The best statements usually have the form “All ______s are _______” or “No ______s are _______.” You can also play around with statements like “If it has ______, then it can _______.”

For instance:

- All birds can fly. (Counterexample: penguins)
- No books have pictures in them.
- All books have pictures in them.
- If something produces light, then it is a light bulb.
- If something has stripes, then it is a zebra.
- (harder) No square has a perimeter equal to its area. (Counterexample: a 4 by 4 square.)

**Teacher:** I claim all animals have four legs. Who can think of a counterexample?

**Student 1:** A person!

**Student 2:** A spider.

**Student 3:** A fish.

**Teacher:** Why is a person a counterexample?

**Student 4:** Because it has two legs.

**Teacher:** Right. I said every animal has four legs, but a human being is an animal with just two legs. So I must have been wrong. What about this one: everything with four legs is an animal.

**Student 5:** A spider.

**Teacher:** A spider is an animal with eight legs, so it proves that not every animal has four legs. But I claimed that if you have something with four legs, it must be an animal. To prove me wrong, you have to give me something with four legs that isn’t an animal.

**Student 5:** Like a table?

**Teacher:** Who can tell me if a table is a counterexample to my claim?

And so on.

- Start simple.
- Try using silly claims, e.g., “The only one who likes cookies is cookie monster.”
- Use Number Talk mechanics. Have students raise a thumb at their chest quietly when they have a counterexample, and raise more fingers if they can think of more.
- Kids can think of their own false claims, but sometimes these aren’t the right kind, and they often have to be vetted.
- Once you introduce the language of counterexamples, look for places to use it in the rest of your math discussions.
- You can also use Counterexamples to motivate a normal math question. Instead of saying “draw a triangle with the same area as this square,” you can say, “I claim there is no triangle with the same area as this square.” If students know to look for counterexamples, this will set them to work trying to disprove the claim right away.

Here are a series of Counterexample challenges that launch an exploration with pattern blocks.
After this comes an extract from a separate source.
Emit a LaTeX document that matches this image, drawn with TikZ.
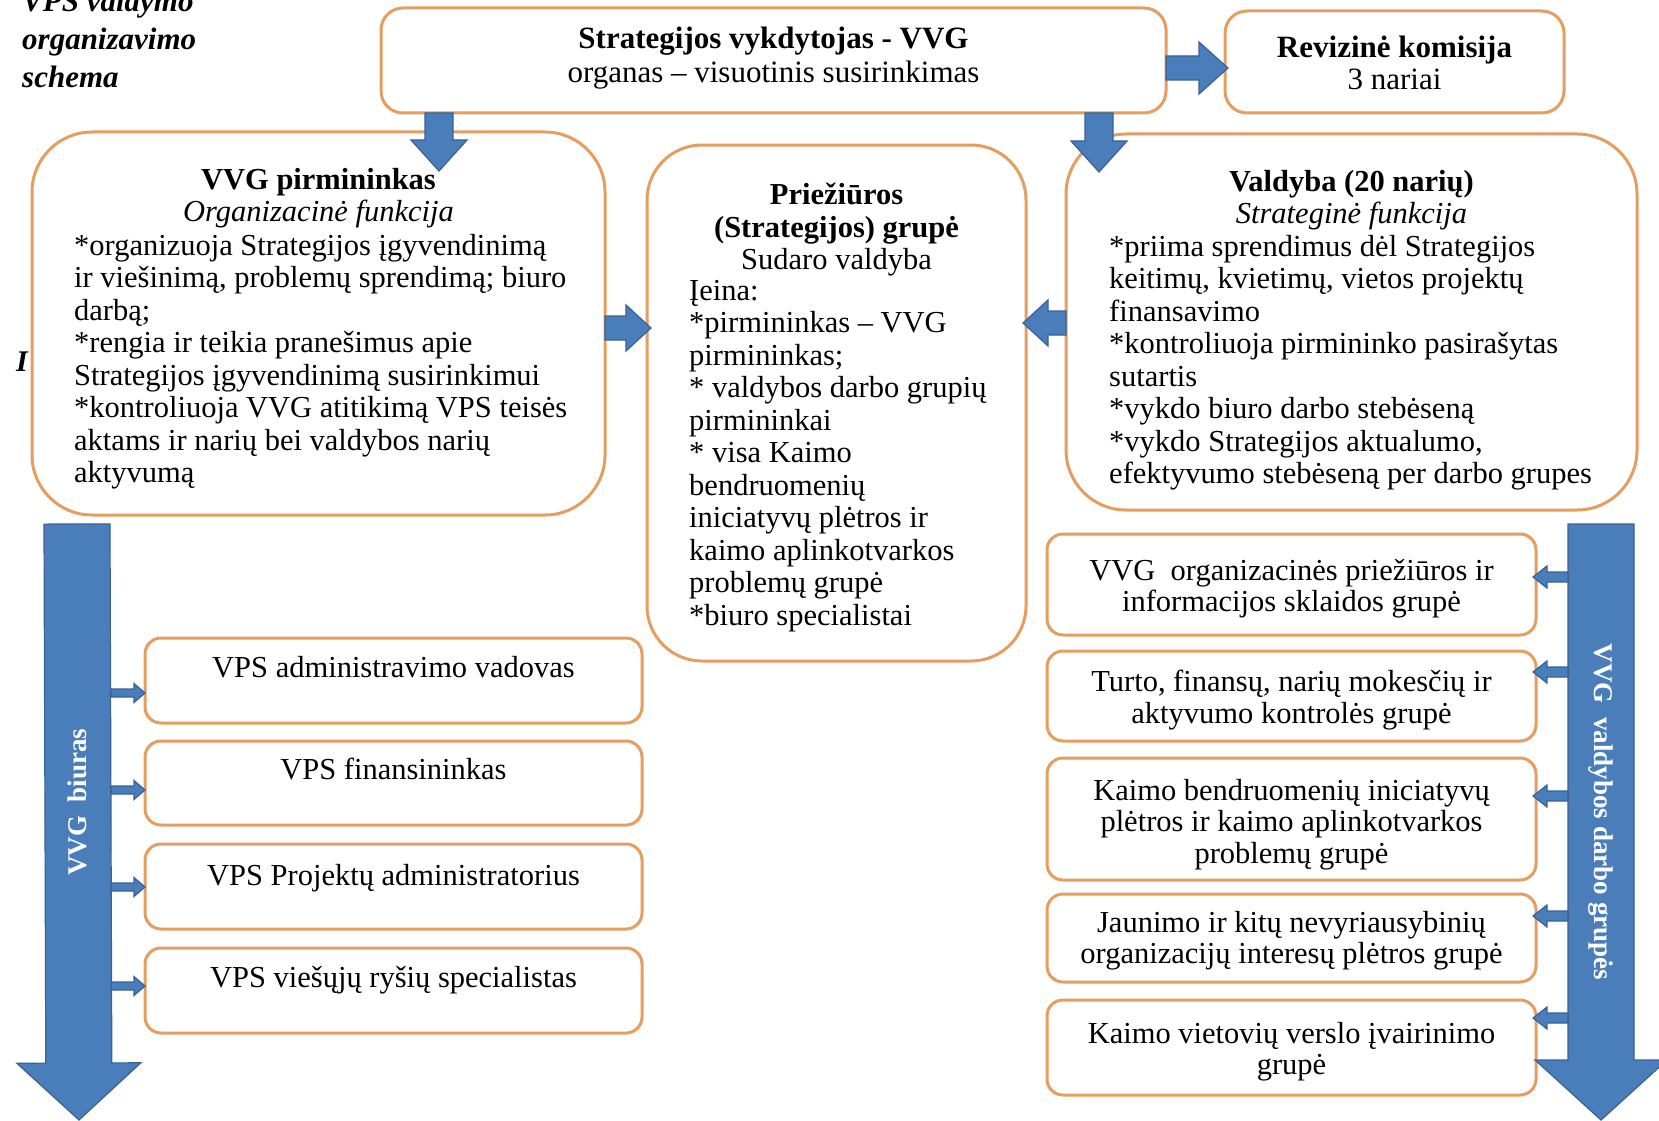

These level up in difficulty to the main exploration (challenges 4 & 5).

- “It’s impossible to make a hexagon with pattern blocks that isn’t yellow.”
- “It’s impossible to make a hexagon that isn’t yellow or red (assuming they made a red hexagon from two trapezoids).”
- (If they’ve made hexagons with 1, 2, 3, and 6 blocks) It’s impossible to make a hexagon using exactly 4 or 5 blocks.
- “Ok, it’s definitely impossible to make a hexagon that uses MORE than 6 blocks.”
- You can launch them onto their own with this question: Is it possible to build a hexagon with ANY number of blocks? To start, can you build a hexagon using 7 blocks? 8 blocks? 9 blocks? … up to 20 blocks?
- Bonus (harder): “Is is impossible to build a hexagon with 50 blocks/100 blocks.”
- Bonus: “It is impossible to make a hexagon using only squares”

Along the way, you can draw kids attention to any nonstandard hexagons that get built. That fifth question is the key one for them to work on on their own for a longer time. Ideally, they can build hexagons with larger numbers of blocks, and check off the numbers they’re able to get. It would be cool if, as a class, you could get all the numbers from 7 to 20, or even higher.